Although originally slated as a cooperative effort between the Midwest duo and Turner (with Burton tasking Auerbach and Carney with writing responsibilities), Attack and Release was (and continued to be after Turner’s passing) a Black Keys record.

Rough blues rock abounds, with Carney (the talented foil of Meg White, the one-dimensional percussionist of fellow, and similar, Great Lakes region rock outfit The White Stripes) providing solid rhythm and Auerbach, whose chops and knack for prolific writing more closely resembles those of blues legend Robert Johnson than his looks would let on (his current appearance, by the way, puts the real estate extended metaphor to shame, as the front man looks rather homeless) once again making successful use of his profound instrumental and lyrical abilities.

However, it’s the new and interesting touches supplied by Burton (who, speaking of Johnson and given the virtuosic engineer’s ever-expanding resume, makes one wonder if the price for his mixing board were his everlasting soul) that helps take The Black Keys’s art to a new level.

While most of Attack and Release is a cooperative effort, the dichotomy between producer and artist in terms of musical perspective is especially evident on the two versions of Remember When.

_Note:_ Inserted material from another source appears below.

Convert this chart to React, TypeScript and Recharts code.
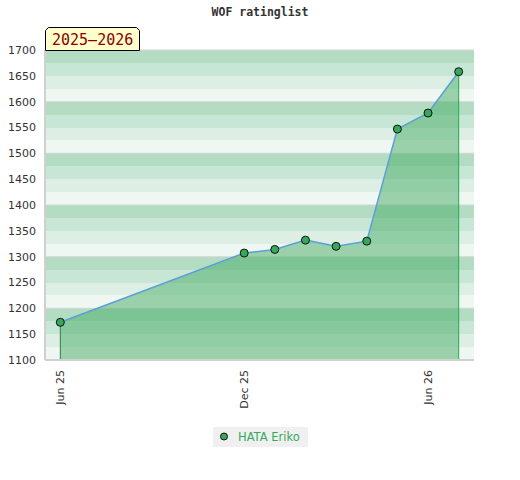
import { ComposedChart, Area, XAxis, YAxis, CartesianGrid, ReferenceLine } from 'recharts';

// month index from Jun 2025
const months = [0, 6, 7, 8, 9, 10, 11, 12, 13];
const ratings = [1173, 1307, 1314, 1332, 1320, 1330, 1547, 1578, 1658];

const xTicks = [0, 6, 12];
const xTickLabels = ['Jun 25', 'Dec 25', 'Jun 26'];

const bandTicks = [1100, 1125, 1150, 1175, 1200, 1225, 1250, 1275, 1300, 1325, 1350, 1375, 1400, 1425, 1450, 1475, 1500, 1525, 1550, 1575, 1600, 1625, 1650, 1675, 1700];
const minorTicks = [
  1100, 1110, 1120, 1130, 1140, 1150, 1160, 1170, 1180, 1190, 1200, 1210, 1220, 1230, 1240, 1250, 1260, 1270, 1280, 1290,
  1300, 1310, 1320, 1330, 1340, 1350, 1360, 1370, 1380, 1390, 1400, 1410, 1420, 1430, 1440, 1450, 1460, 1470, 1480, 1490,
  1500, 1510, 1520, 1530, 1540, 1550, 1560, 1570, 1580, 1590, 1600, 1610, 1620, 1630, 1640, 1650, 1660, 1670, 1680, 1690, 1700,
];
const gridLines = [1100, 1200, 1300, 1400, 1500, 1600, 1700];

const TITLE = 'WOF ratinglist';
const SEASON = '2025–2026';
const PLAYER = 'HATA Eriko';

const data = months.map((m, i) => ({ month: m, rating: ratings[i] }));

const BANDS = ['#b3dcc3', '#c8e6d5', '#ddefe4', '#eef7f1'];
const GREEN = '#36a85a';
const TICK_FONT = { fontFamily: 'DejaVu Sans', fontSize: 11, fill: '#333' };

const LeftTick = ({ x, y, payload }: any) =>
  payload.value % 50 === 0 ? (
    <text x={x - 9} y={y} dy="0.35em" textAnchor="end" {...TICK_FONT}>
      {payload.value}
    </text>
  ) : null;

const RightTick = ({ x, y, payload }: any) => (
  <g>
    <line x1={x - 3} x2={x + 1} y1={y} y2={y} stroke="#222" strokeWidth={1} />
    {payload.value % 50 === 0 && (
      <text x={x + 8} y={y} dy="0.35em" textAnchor="start" {...TICK_FONT}>
        {payload.value}
      </text>
    )}
  </g>
);

const BottomTick = ({ x, y, payload }: any) => (
  <text
    x={x}
    y={y + 10}
    dy="0.35em"
    textAnchor="end"
    transform={`rotate(-90 ${x} ${y + 10})`}
    {...TICK_FONT}
  >
    {xTickLabels[xTicks.indexOf(payload.value)]}
  </text>
);

// grid lines every 100, placed through the axis scale
const gridCoords = ({ yAxis }: any) => {
  const s = yAxis?.scale;
  if (typeof s === 'function') return gridLines.map((v) => s(v));
  if (s && typeof s.map === 'function') return gridLines.map((v) => s.map(v));
  return [];
};

export default function App() {
  const last = data.length - 1;
  return (
    <div style={{ position: 'absolute', left: 0, top: 0, width: 520, height: 480, background: '#fff' }}>
      <div
        style={{
          position: 'absolute',
          top: 5,
          width: 520,
          textAlign: 'center',
          fontFamily: 'DejaVu Sans Mono',
          fontWeight: 'bold',
          fontSize: 11.5,
          color: '#333',
        }}
      >
        {TITLE}
      </div>
      <ComposedChart width={520} height={480} data={data} margin={{ top: 50, right: 0, bottom: 60, left: 5 }}>
        <CartesianGrid yAxisId="left" vertical={false} stroke="none" horizontalFill={BANDS} fillOpacity={1} />
        <CartesianGrid
          yAxisId="left"
          vertical={false}
          stroke="#d6d6d6"
          strokeWidth={1}
          syncWithTicks={false}
          horizontalCoordinatesGenerator={gridCoords}
        />
        <XAxis
          dataKey="month"
          type="number"
          domain={[-0.5, 13.5]}
          ticks={xTicks}
          tick={<BottomTick />}
          tickSize={0}
          tickMargin={0}
          height={60}
          axisLine={{ stroke: '#d0d0d0', strokeWidth: 2 }}
          tickLine={false}
        />
        <YAxis
          yAxisId="left"
          domain={[1100, 1700]}
          ticks={bandTicks}
          interval={0}
          tick={<LeftTick />}
          tickSize={0}
          tickMargin={0}
          width={40}
          axisLine={{ stroke: '#d0d0d0', strokeWidth: 2 }}
          tickLine={false}
        />
        <YAxis
          yAxisId="right"
          orientation="right"
          domain={[1100, 1700]}
          ticks={minorTicks}
          interval={0}
          tick={<RightTick />}
          tickSize={0}
          tickMargin={0}
          width={46}
          axisLine={false}
          tickLine={false}
        />
        <Area
          yAxisId="left"
          type="linear"
          dataKey="rating"
          stroke="#5b9fd8"
          strokeWidth={1.5}
          fill="#46ab65"
          fillOpacity={0.5}
          dot={{ r: 4, fill: GREEN, fillOpacity: 1, stroke: '#111', strokeWidth: 1 }}
          activeDot={false}
          isAnimationActive={false}
        />
        <ReferenceLine
          yAxisId="left"
          segment={[
            { x: months[0], y: 1100 },
            { x: months[0], y: ratings[0] },
          ]}
          stroke="#2e7d4a"
          strokeWidth={1}
        />
        <ReferenceLine
          yAxisId="left"
          segment={[
            { x: months[last], y: 1100 },
            { x: months[last], y: ratings[last] },
          ]}
          stroke="#22b04a"
          strokeWidth={1}
        />
      </ComposedChart>
      <svg style={{ position: 'absolute', left: 0, top: 0 }} width={520} height={60}>
        <polygon points="45.5,50.5 45.5,30.5 48.5,27.5 136.5,27.5 139.5,30.5 139.5,50.5" fill="#ffffcc" stroke="#000" strokeWidth={1} />
        <text x={52} y={45} fontFamily="DejaVu Sans Mono" fontSize={15} fill="#8b0000">
          {SEASON}
        </text>
      </svg>
      <div
        style={{
          position: 'absolute',
          left: 213,
          top: 427,
          width: 95,
          height: 20,
          background: '#f0f0f0',
          display: 'flex',
          alignItems: 'center',
          fontFamily: 'DejaVu Sans',
          fontSize: 11.5,
          color: GREEN,
        }}
      >
        <svg width={25} height={20}>
          <circle cx={11} cy={9.5} r={3.5} fill={GREEN} stroke="#111" strokeWidth={1} />
        </svg>
        <span>{PLAYER}</span>
      </div>
    </div>
  );
}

On the gentler Side A, Auerbach and company glide on the new porch swing, sipping a whiskey sour as Burton provides cool, dreamy texture that envelopes the heartsick recollection of a lost love. The same can’t be said for Side B, though, as the blues brothers switch to straight whiskey and some violent punk blues to release the angst the memory undoubtedly fostered.

Other tracks show The Black Keys, who very much took the notion of less is more to heart on their four previous albums, to be a band intent on tweaking not just the recording quality, but also the constituents of the sound being captured.

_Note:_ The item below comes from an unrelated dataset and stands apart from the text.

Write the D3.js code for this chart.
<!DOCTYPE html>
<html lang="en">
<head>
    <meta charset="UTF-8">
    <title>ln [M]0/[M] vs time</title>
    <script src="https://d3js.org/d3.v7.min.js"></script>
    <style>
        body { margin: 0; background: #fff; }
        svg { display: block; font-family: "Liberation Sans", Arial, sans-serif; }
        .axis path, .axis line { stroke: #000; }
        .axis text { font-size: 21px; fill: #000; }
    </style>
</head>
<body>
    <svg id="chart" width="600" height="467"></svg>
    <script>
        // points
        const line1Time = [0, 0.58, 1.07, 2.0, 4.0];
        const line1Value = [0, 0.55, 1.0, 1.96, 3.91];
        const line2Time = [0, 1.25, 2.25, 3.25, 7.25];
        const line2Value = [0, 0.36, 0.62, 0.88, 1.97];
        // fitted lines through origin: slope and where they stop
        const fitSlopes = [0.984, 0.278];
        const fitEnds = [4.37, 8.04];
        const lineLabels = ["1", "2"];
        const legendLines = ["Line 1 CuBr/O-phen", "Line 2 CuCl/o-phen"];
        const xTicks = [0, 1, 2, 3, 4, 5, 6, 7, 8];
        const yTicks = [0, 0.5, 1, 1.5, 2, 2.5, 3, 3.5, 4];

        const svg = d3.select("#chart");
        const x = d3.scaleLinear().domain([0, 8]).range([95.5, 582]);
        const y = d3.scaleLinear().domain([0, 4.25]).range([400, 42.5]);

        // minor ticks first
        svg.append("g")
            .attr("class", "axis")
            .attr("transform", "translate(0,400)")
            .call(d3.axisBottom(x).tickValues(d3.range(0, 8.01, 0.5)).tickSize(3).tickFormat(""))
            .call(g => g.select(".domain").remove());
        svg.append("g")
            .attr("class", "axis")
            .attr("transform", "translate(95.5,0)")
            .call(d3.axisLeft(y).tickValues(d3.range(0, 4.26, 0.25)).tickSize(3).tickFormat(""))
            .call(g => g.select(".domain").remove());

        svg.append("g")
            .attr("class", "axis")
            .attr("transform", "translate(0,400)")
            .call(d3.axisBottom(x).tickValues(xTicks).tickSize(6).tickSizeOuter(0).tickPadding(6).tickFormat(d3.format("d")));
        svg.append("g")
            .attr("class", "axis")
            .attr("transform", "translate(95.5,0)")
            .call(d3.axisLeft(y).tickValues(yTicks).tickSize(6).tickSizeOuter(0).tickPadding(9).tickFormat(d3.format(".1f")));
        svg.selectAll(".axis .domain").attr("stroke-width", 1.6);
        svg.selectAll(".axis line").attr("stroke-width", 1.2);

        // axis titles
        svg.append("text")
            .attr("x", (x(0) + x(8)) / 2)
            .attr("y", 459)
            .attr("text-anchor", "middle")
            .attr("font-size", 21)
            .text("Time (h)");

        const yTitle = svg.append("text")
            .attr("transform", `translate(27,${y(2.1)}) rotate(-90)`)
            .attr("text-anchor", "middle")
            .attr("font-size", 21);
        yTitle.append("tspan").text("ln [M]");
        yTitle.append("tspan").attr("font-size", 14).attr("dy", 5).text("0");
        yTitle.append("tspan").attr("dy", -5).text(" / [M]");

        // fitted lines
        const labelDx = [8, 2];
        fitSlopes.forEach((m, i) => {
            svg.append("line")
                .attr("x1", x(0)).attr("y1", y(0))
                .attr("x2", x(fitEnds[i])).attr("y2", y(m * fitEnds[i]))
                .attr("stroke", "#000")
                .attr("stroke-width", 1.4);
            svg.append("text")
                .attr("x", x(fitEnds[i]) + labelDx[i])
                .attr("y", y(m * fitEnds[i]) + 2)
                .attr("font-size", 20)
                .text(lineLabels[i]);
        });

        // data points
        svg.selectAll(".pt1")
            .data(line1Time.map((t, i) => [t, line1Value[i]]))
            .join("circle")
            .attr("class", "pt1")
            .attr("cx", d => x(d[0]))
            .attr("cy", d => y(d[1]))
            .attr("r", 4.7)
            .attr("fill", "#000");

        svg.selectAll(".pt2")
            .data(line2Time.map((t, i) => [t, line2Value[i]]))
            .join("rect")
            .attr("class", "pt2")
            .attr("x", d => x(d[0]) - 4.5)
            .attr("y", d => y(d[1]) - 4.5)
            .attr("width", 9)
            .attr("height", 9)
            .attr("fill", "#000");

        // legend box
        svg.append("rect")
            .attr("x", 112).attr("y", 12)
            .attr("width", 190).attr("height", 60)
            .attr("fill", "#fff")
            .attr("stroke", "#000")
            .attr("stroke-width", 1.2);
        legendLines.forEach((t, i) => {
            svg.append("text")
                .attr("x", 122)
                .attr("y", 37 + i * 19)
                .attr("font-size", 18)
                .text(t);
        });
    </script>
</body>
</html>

Prior to the dramatic finale of the album-opener All You Ever Wanted, vacuum tube amp echoes are dripped onto mellow, reverberated electric and acoustic guitar lines, which establish a deceptively calm ambience that pulls in the listener without using sheer force. Meanwhile, touches of sonar appropriately help establish the beat of the soulful Oceans and Streams.

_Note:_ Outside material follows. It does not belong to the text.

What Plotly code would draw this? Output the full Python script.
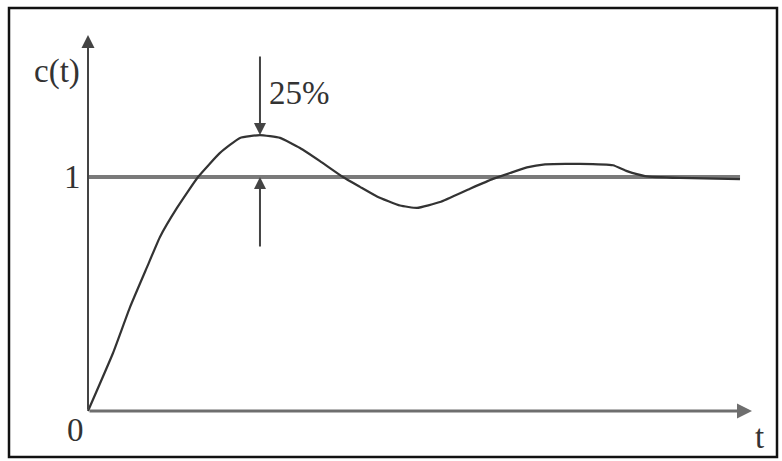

Haunting vocals, reminiscent of Burton’s work with Gnarls Barkley and Gorillaz, spice up the bridge and chorus of I Got Mine and Strange Times, respectively. Throw in the banjo intro of Psychotic Girl; the guitar and flute contributions from Marc Ribot and Pat’s uncle Ralph, respectively, both formerly in cahoots with Tom Waits; as well as the lilting vocals of bluegrass crooner Jessica Lea Mayfield (who sings backup on the phenomenal album closer Things Ain’t Like They Used to Be), and the result is the most eclectic and dynamic release by Auerbach and Carney to date.

It’s very much a buyer’s market in Ohio these days, and The Black Keys have certainly taken advantage of the situation with their latest effort. The new digs represent a clear departure from the minimalism that was elemental in their earlier work (the most recent example of which being their excellent debut Magic Potion).

Attack and Release represents the successful transition of a promising band from relatively obscure, intimately rough beginnings to the more illustrious, but potentially more sterile, realm of high fidelity.

Often, such a change can have diminishing returns on an artist’s sound, as the music simply can’t keep up with the production value. Perhaps it’s the nature of the blues genre, though, or simply the remarkable talents of The Black Keys and Burton, that allows the fullness and density of the music on the new album to be such a triumph. Whatever the reason, the final product is an astounding achievement in modern rock – one that truly feels like home sweet home.